DATA SECTION
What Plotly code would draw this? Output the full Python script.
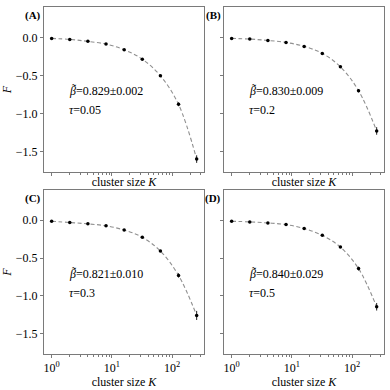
import plotly.graph_objects as go

# cluster sizes (shared by all four panels)
K = [1, 2, 4, 8, 16, 32, 64, 128, 256]

# F values
F_A = [-0.013, -0.026, -0.052, -0.088, -0.162, -0.286, -0.505, -0.88, -1.60]
F_B = [-0.013, -0.022, -0.040, -0.066, -0.118, -0.210, -0.387, -0.70, -1.23]
F_C = [-0.013, -0.030, -0.048, -0.074, -0.130, -0.226, -0.408, -0.73, -1.26]
F_D = [-0.013, -0.022, -0.036, -0.058, -0.110, -0.200, -0.355, -0.64, -1.145]

ERR_A = [0.002, 0.002, 0.003, 0.004, 0.006, 0.008, 0.012, 0.025, 0.05]
ERR_B = [0.002, 0.002, 0.003, 0.004, 0.006, 0.008, 0.012, 0.022, 0.05]
ERR_C = [0.002, 0.002, 0.003, 0.004, 0.006, 0.008, 0.014, 0.028, 0.06]
ERR_D = [0.002, 0.002, 0.003, 0.004, 0.006, 0.008, 0.012, 0.025, 0.05]

PANELS = ["(A)", "(B)", "(C)", "(D)"]
BETA = ["0.829±0.002", "0.830±0.009", "0.821±0.010", "0.840±0.029"]
TAU = ["0.05", "0.2", "0.3", "0.5"]

SERIES = [F_A, F_B, F_C, F_D]
ERRORS = [ERR_A, ERR_B, ERR_C, ERR_D]

FONT = "Liberation Serif"
AX_COL = "#7a7a7a"

# pixel boxes of the four axes (390x390 canvas)
X_DOM = [[44 / 390, 204 / 390], [224 / 390, 384 / 390]]
Y_DOM = [[1 - 172 / 390, 1 - 7 / 390], [1 - 354 / 390, 1 - 190 / 390]]

MINOR = [2, 3, 4, 5, 6, 7, 8, 9, 20, 30, 40, 50, 60, 70, 80, 90, 200, 300]

fig = go.Figure()
layout = {}

for i in range(4):
    row, col = divmod(i, 2)
    n = "" if i == 0 else str(i + 1)
    xa, ya = "x" + n, "y" + n

    # fitted dashed curve
    fig.add_trace(go.Scatter(
        x=K, y=SERIES[i], xaxis=xa, yaxis=ya, mode="lines",
        line=dict(color="#909090", width=1.1, dash="4px,2.5px", shape="spline"),
        showlegend=False, hoverinfo="skip",
    ))
    # measured points with error bars
    fig.add_trace(go.Scatter(
        x=K, y=SERIES[i], xaxis=xa, yaxis=ya, mode="markers",
        marker=dict(color="black", size=3.5),
        error_y=dict(type="data", array=ERRORS[i], color="#222222",
                     thickness=1, width=0),
        showlegend=False,
    ))

    layout["xaxis" + n] = dict(
        type="log", range=[-0.127, 2.53], domain=X_DOM[col],
        anchor=ya, showgrid=False, zeroline=False, automargin=False,
        showline=True, linecolor=AX_COL, linewidth=1, mirror=True,
        ticks="outside", ticklen=3, tickcolor=AX_COL,
        tickvals=[1, 10, 100],
        ticktext=["10<sup>0</sup>", "10<sup>1</sup>", "10<sup>2</sup>"],
        showticklabels=(row == 1),
        tickfont=dict(size=12, color="black", family=FONT),
        minor=dict(tickvals=MINOR, ticks="outside", ticklen=2,
                   tickcolor=AX_COL, showgrid=False),
        title=dict(text="cluster size <i>K</i>", standoff=2,
                   font=dict(size=12, color="black", family=FONT)),
    )
    ydict = dict(
        range=[-1.77, 0.40], domain=Y_DOM[row],
        anchor=xa, showgrid=False, zeroline=False, automargin=False,
        showline=True, linecolor=AX_COL, linewidth=1, mirror=True,
        ticks="outside", ticklen=3, tickcolor=AX_COL,
        tickvals=[0, -0.5, -1.0, -1.5],
        ticktext=["0.0", "−0.5", "−1.0", "−1.5"],
        showticklabels=(col == 0),
        tickfont=dict(size=12, color="black", family=FONT),
    )
    if col == 0:
        ydict["title"] = dict(text="<i>F</i>", standoff=6,
                              font=dict(size=12, color="black", family=FONT))
    layout["yaxis" + n] = ydict

annotations = []
for i in range(4):
    n = "" if i == 0 else str(i + 1)
    xd, yd = "x" + n + " domain", "y" + n + " domain"
    annotations.append(dict(
        text="<b>" + PANELS[i] + "</b>", xref=xd, yref=yd,
        x=-0.005, y=1.0, xanchor="right", yanchor="top", showarrow=False,
        font=dict(size=11, color="black", family=FONT),
    ))
    annotations.append(dict(
        text="<i>β</i>=" + BETA[i], xref=xd, yref=yd,
        x=0.145, y=0.49, xanchor="left", yanchor="middle", showarrow=False,
        font=dict(size=12, color="black", family=FONT),
    ))
    # tilde accent over beta
    annotations.append(dict(
        text="˜", xref=xd, yref=yd,
        x=0.145, y=0.49, xanchor="center", yanchor="middle", showarrow=False,
        xshift=6.5, yshift=2,
        font=dict(size=12, color="black", family=FONT),
    ))
    annotations.append(dict(
        text="<i>τ</i>=" + TAU[i], xref=xd, yref=yd,
        x=0.145, y=0.375, xanchor="left", yanchor="middle", showarrow=False,
        font=dict(size=12, color="black", family=FONT),
    ))

fig.update_layout(
    width=390, height=390,
    margin=dict(l=0, r=0, t=0, b=0),
    paper_bgcolor="white", plot_bgcolor="white",
    font=dict(family=FONT, color="black"),
    annotations=annotations,
    **layout,
)

fig.write_html("out.html", config=dict(displayModeBar=False),
               post_script="document.body.style.margin='0';")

WRITTEN EXERCISE
Each line of the data should be quoted exactly, with pictures left out.

RESULT FOR THIS EXERCISE
What Plotly code would draw this? Output the full Python script.
import plotly.graph_objects as go

# cluster sizes (shared by all four panels)
K = [1, 2, 4, 8, 16, 32, 64, 128, 256]

# F values
F_A = [-0.013, -0.026, -0.052, -0.088, -0.162, -0.286, -0.505, -0.88, -1.60]
F_B = [-0.013, -0.022, -0.040, -0.066, -0.118, -0.210, -0.387, -0.70, -1.23]
F_C = [-0.013, -0.030, -0.048, -0.074, -0.130, -0.226, -0.408, -0.73, -1.26]
F_D = [-0.013, -0.022, -0.036, -0.058, -0.110, -0.200, -0.355, -0.64, -1.145]

ERR_A = [0.002, 0.002, 0.003, 0.004, 0.006, 0.008, 0.012, 0.025, 0.05]
ERR_B = [0.002, 0.002, 0.003, 0.004, 0.006, 0.008, 0.012, 0.022, 0.05]
ERR_C = [0.002, 0.002, 0.003, 0.004, 0.006, 0.008, 0.014, 0.028, 0.06]
ERR_D = [0.002, 0.002, 0.003, 0.004, 0.006, 0.008, 0.012, 0.025, 0.05]

PANELS = ["(A)", "(B)", "(C)", "(D)"]
BETA = ["0.829±0.002", "0.830±0.009", "0.821±0.010", "0.840±0.029"]
TAU = ["0.05", "0.2", "0.3", "0.5"]

SERIES = [F_A, F_B, F_C, F_D]
ERRORS = [ERR_A, ERR_B, ERR_C, ERR_D]

FONT = "Liberation Serif"
AX_COL = "#7a7a7a"

# pixel boxes of the four axes (390x390 canvas)
X_DOM = [[44 / 390, 204 / 390], [224 / 390, 384 / 390]]
Y_DOM = [[1 - 172 / 390, 1 - 7 / 390], [1 - 354 / 390, 1 - 190 / 390]]

MINOR = [2, 3, 4, 5, 6, 7, 8, 9, 20, 30, 40, 50, 60, 70, 80, 90, 200, 300]

fig = go.Figure()
layout = {}

for i in range(4):
    row, col = divmod(i, 2)
    n = "" if i == 0 else str(i + 1)
    xa, ya = "x" + n, "y" + n

    # fitted dashed curve
    fig.add_trace(go.Scatter(
        x=K, y=SERIES[i], xaxis=xa, yaxis=ya, mode="lines",
        line=dict(color="#909090", width=1.1, dash="4px,2.5px", shape="spline"),
        showlegend=False, hoverinfo="skip",
    ))
    # measured points with error bars
    fig.add_trace(go.Scatter(
        x=K, y=SERIES[i], xaxis=xa, yaxis=ya, mode="markers",
        marker=dict(color="black", size=3.5),
        error_y=dict(type="data", array=ERRORS[i], color="#222222",
                     thickness=1, width=0),
        showlegend=False,
    ))

    layout["xaxis" + n] = dict(
        type="log", range=[-0.127, 2.53], domain=X_DOM[col],
        anchor=ya, showgrid=False, zeroline=False, automargin=False,
        showline=True, linecolor=AX_COL, linewidth=1, mirror=True,
        ticks="outside", ticklen=3, tickcolor=AX_COL,
        tickvals=[1, 10, 100],
        ticktext=["10<sup>0</sup>", "10<sup>1</sup>", "10<sup>2</sup>"],
        showticklabels=(row == 1),
        tickfont=dict(size=12, color="black", family=FONT),
        minor=dict(tickvals=MINOR, ticks="outside", ticklen=2,
                   tickcolor=AX_COL, showgrid=False),
        title=dict(text="cluster size <i>K</i>", standoff=2,
                   font=dict(size=12, color="black", family=FONT)),
    )
    ydict = dict(
        range=[-1.77, 0.40], domain=Y_DOM[row],
        anchor=xa, showgrid=False, zeroline=False, automargin=False,
        showline=True, linecolor=AX_COL, linewidth=1, mirror=True,
        ticks="outside", ticklen=3, tickcolor=AX_COL,
        tickvals=[0, -0.5, -1.0, -1.5],
        ticktext=["0.0", "−0.5", "−1.0", "−1.5"],
        showticklabels=(col == 0),
        tickfont=dict(size=12, color="black", family=FONT),
    )
    if col == 0:
        ydict["title"] = dict(text="<i>F</i>", standoff=6,
                              font=dict(size=12, color="black", family=FONT))
    layout["yaxis" + n] = ydict

annotations = []
for i in range(4):
    n = "" if i == 0 else str(i + 1)
    xd, yd = "x" + n + " domain", "y" + n + " domain"
    annotations.append(dict(
        text="<b>" + PANELS[i] + "</b>", xref=xd, yref=yd,
        x=-0.005, y=1.0, xanchor="right", yanchor="top", showarrow=False,
        font=dict(size=11, color="black", family=FONT),
    ))
    annotations.append(dict(
        text="<i>β</i>=" + BETA[i], xref=xd, yref=yd,
        x=0.145, y=0.49, xanchor="left", yanchor="middle", showarrow=False,
        font=dict(size=12, color="black", family=FONT),
    ))
    # tilde accent over beta
    annotations.append(dict(
        text="˜", xref=xd, yref=yd,
        x=0.145, y=0.49, xanchor="center", yanchor="middle", showarrow=False,
        xshift=6.5, yshift=2,
        font=dict(size=12, color="black", family=FONT),
    ))
    annotations.append(dict(
        text="<i>τ</i>=" + TAU[i], xref=xd, yref=yd,
        x=0.145, y=0.375, xanchor="left", yanchor="middle", showarrow=False,
        font=dict(size=12, color="black", family=FONT),
    ))

fig.update_layout(
    width=390, height=390,
    margin=dict(l=0, r=0, t=0, b=0),
    paper_bgcolor="white", plot_bgcolor="white",
    font=dict(family=FONT, color="black"),
    annotations=annotations,
    **layout,
)

fig.write_html("out.html", config=dict(displayModeBar=False),
               post_script="document.body.style.margin='0';")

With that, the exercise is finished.